Our ground rent is a measly £20 year, very affordable BUT our service charges were ‘undefined’ sums each year and yes the lease says these charges are to maintain the building. Unfortunately our managing agent DID NOT ” appreciate the value of that obligation” and failed miserably to maintain the building!! Any work that was carried out was usually shoddy and we were charged extra on top of the service charge.
Having gone RTM since 2010 the building IS NOW maintained properly within the service charge budget.
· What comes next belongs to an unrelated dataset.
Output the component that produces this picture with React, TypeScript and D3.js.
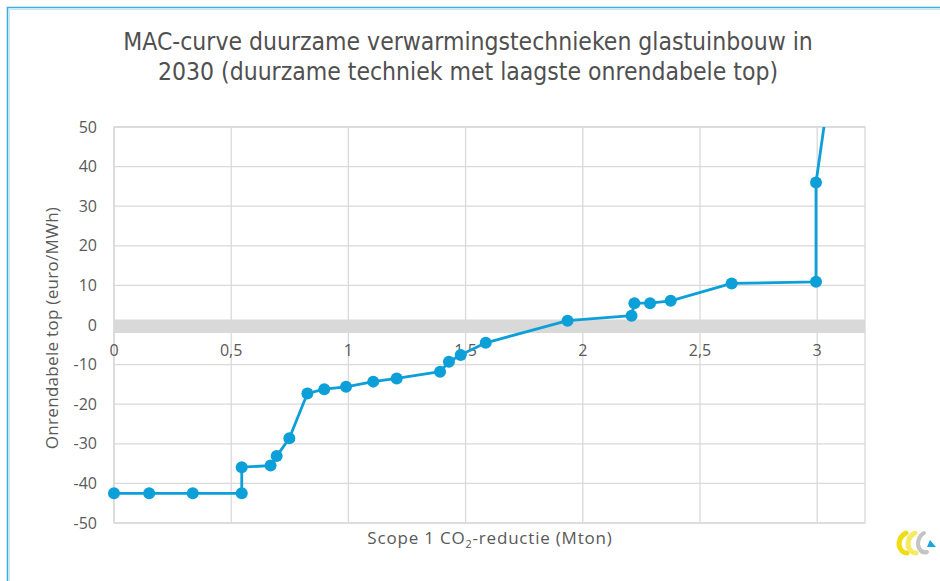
import React from 'react';
import * as d3 from 'd3';

// reduction in Mton (x) and unprofitable top in euro/MWh (y)
const reduction = [
  0, 0.15, 0.336, 0.545, 0.545, 0.668, 0.694, 0.748, 0.825, 0.897, 0.99, 1.106, 1.206,
  1.391, 1.429, 1.479, 1.586, 1.935, 2.208, 2.22, 2.287, 2.375, 2.635, 2.995, 2.995, 3.07,
];
const topCost = [
  -42.5, -42.5, -42.5, -42.5, -35.9, -35.5, -33.1, -28.6, -17.3, -16.2, -15.6, -14.3, -13.5,
  -11.8, -9.3, -7.6, -4.5, 1.1, 2.35, 5.5, 5.5, 6.1, 10.5, 10.9, 36.0, 67,
];
const xTicks = [0, 0.5, 1, 1.5, 2, 2.5, 3];
const yTicks = [50, 40, 30, 20, 10, 0, -10, -20, -30, -40, -50];
const titleLines = [
  'MAC-curve duurzame verwarmingstechnieken glastuinbouw in',
  '2030 (duurzame techniek met laagste onrendabele top)',
];

const W = 940;
const H = 581;
const plot = { left: 114, right: 865, top: 127, bottom: 523 };
const blue = '#0d9fd8';
const grid = '#d9d9d9';
const textCol = '#595959';

export default function App() {
  const x = d3.scaleLinear().domain([0, 3.204]).range([plot.left, plot.right]);
  const y = d3.scaleLinear().domain([-50, 50]).range([plot.bottom, plot.top]);
  const pts = reduction.map((r, i) => ({ r, v: topCost[i] }));
  const line = d3.line<{ r: number; v: number }>().x(d => x(d.r)).y(d => y(d.v));
  const fmt = (d: number) => String(d).replace('.', ',');

  return (
    <svg width={W} height={H} style={{ position: 'absolute', left: 0, top: 0, background: '#fff' }}>
      <defs>
        <clipPath id="plotclip">
          <rect x={plot.left} y={plot.top} width={plot.right - plot.left} height={plot.bottom - plot.top} />
        </clipPath>
      </defs>
      {/* outer frame */}
      <path d={`M7.5,${H} V7.5 H${W}`} fill="none" stroke="#3aaee0" strokeWidth={1.6} />
      <path d={`M9.5,${H} V9.5 H${W}`} fill="none" stroke="#c8e8f6" strokeWidth={1} />

      {/* title */}
      {titleLines.map((t, i) => (
        <text key={i} x={468} y={50 + i * 30} textAnchor="middle" fill="#505050"
          style={{ fontFamily: 'DejaVu Sans Condensed', fontSize: 24.5 }}>{t}</text>
      ))}

      {/* gridlines */}
      {yTicks.map(t => (
        <line key={'y' + t} x1={plot.left} x2={plot.right} y1={y(t)} y2={y(t)} stroke={grid} strokeWidth={1.3} />
      ))}
      {xTicks.map(t => (
        <line key={'x' + t} x1={x(t)} x2={x(t)} y1={plot.top} y2={plot.bottom} stroke={grid} strokeWidth={1.3} />
      ))}
      <rect x={plot.left} y={plot.top} width={plot.right - plot.left} height={plot.bottom - plot.top}
        fill="none" stroke={grid} strokeWidth={1.3} />
      {/* zero axis band */}
      <line x1={plot.left} x2={plot.right} y1={y(0) + 1.2} y2={y(0) + 1.2} stroke={grid} strokeWidth={13.5} />

      {/* y tick labels */}
      {yTicks.map(t => (
        <text key={'yl' + t} x={97} y={y(t)} dy="0.35em" textAnchor="end" fill={textCol}
          style={{ fontFamily: 'Open Sans', fontSize: 16 }}>{t}</text>
      ))}
      {/* x tick labels */}
      {xTicks.map(t => (
        <text key={'xl' + t} x={x(t)} y={350} dy="0.35em" textAnchor="middle" fill={textCol}
          style={{ fontFamily: 'Open Sans', fontSize: 16 }}>{fmt(t)}</text>
      ))}

      {/* series */}
      <g clipPath="url(#plotclip)">
        <path d={line(pts) || ''} fill="none" stroke={blue} strokeWidth={2.8} strokeLinejoin="round" />
      </g>
      {pts.filter(p => p.v <= 50).map((p, i) => (
        <circle key={i} cx={x(p.r)} cy={y(p.v)} r={6} fill={blue} />
      ))}

      {/* axis titles */}
      <text x={490} y={544} textAnchor="middle" fill={textCol}
        style={{ fontFamily: 'Open Sans', fontSize: 17, letterSpacing: 0.8 }}>
        Scope 1 CO<tspan dy={4} fontSize={11}>2</tspan><tspan dy={-4}>-reductie (Mton)</tspan>
      </text>
      <text transform={`translate(58,${328}) rotate(-90)`} textAnchor="middle" fill={textCol}
        style={{ fontFamily: 'Open Sans', fontSize: 17, letterSpacing: 0.3 }}>Onrendabele top (euro/MWh)</text>

      {/* logo */}
      <g transform="translate(895,531)" fill="none" strokeLinecap="round">
        <path d="M11,2 C4,5 3,13 5,17 C7,21 10,22 12,22" stroke="#efdc12" strokeWidth={5} />
        <path d="M20,2 C13,5 12,13 14,17 C16,21 19,22 21,22" stroke="#f5ea62" strokeWidth={5} />
        <path d="M29,2 C23,5 22,13 24,17 C26,21 29,22 32,21" stroke="#c4c4c4" strokeWidth={4} />
        <path d="M35,9 L41,16 L32,16 Z" fill="#1aa5e0" />
      </g>
    </svg>
  );
}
We still pay £20 year ground rent but the cost to extend the lease would now be around £3o,ooo as against £2,000 if purchased after 2yrs living here. WE WERE NOT TOLD THIS AT THE TIME OF PURCHASE!!
Katie
Nice sales pitch.
#leaseholdmartyr
Michael Epstein
So Stephen, what pray of those freeholders that appoint connected companies as managing agents who then impose excessive charges often for little or no work and find “inventive” means of passing back those profits to the freeholders?
stephen
The thread is about ground rent terms and whether an RPI linked ground rent is better or worse than one that doubles every 10 years .
Anthony Ward
This thread was started by Michael Epstein.
A different thread was about ground rent vs RPI.
The article mentioned a lot more about capitalisation rate.
stephen
Lesley
So presumably the problem you have encountered is that the term of the lease was not understood on purchase. If the rent is £20 per annum and you are being quoted £30,000 for a lease extension the term of your lease must be quite low?
Lesley Newnham
Yes Stephen our lease is very low but infact it only had 63 years remaining when we bought it in 1999, well below the 80 years now seen as critical.
No mention was made of the urgency to extend only that we could do so after 2 years. I asked what happens if the lease runs out and was told the property reverts to the freeholder but you can remain living in it as an assured tenant! We were also told it would probably be unmortgageable at 50 years ( now 70 years it seems? ).
As we had lived in a leasehold house with the same ground rent prior to the flat and had bought the freehold to this for £2,000 we were not overly concerned. However only in recent years has it come to light the cost of extending the lease increases dramatically as the years fall.
It obviously would have been a no brainer to extend at £2,000 had we been informed!!
ollie
The LEASE website has a free guide to valuation for statutory 90 years lease extension,
For a lease with 68 years unexpired and a long lease valued at £165K , the cost of extension came to £10,700, But after adding on freeholder’s legal costs and valuation fees etc and your own legal costs and surveyors fee, £20K total cost should not be a surprise.
Its up to the 4 million leaseholders in E & W to make their complaints to their local MP and get the leasehold laws changed and to make commonhold property cheaper to buy than leasehold property.
Paddy
Excellent article. Quite amusing how Stephen defends the GR income stream no matter what. Bless.
Wonder how the ‘pledge’ ensures the awful tribunal system operates in the real world and not in a world that favours freeholders? Assuming that is that leaseholders could afford the legal costs to apply.
We once went to LVT. The tribunal was miffed we dared to argue that the accrual accounts were wrong and gave the LL his costs for this reason, claiming the lease allowed this, but stated no lease clause.
When we became an RTM we were advised the only LL costs available per the lease were in contemplation of forfeiture or express indemnity clauses. Nothing about paying the LL’s costs for defending against unfair charges.
I think it’s long overdue folks accept this government will never reform leasehold. It will talk a good talk, mind. Make promises.
Helps to win elections, that caper.
I heard the current Housing Minister in parliament Monday joke that his post normally lasts nine months. Said he was overdue!
Housing ministry is the Seagull Department: fly in, make a lot of noise, talk cr*p, and fly off.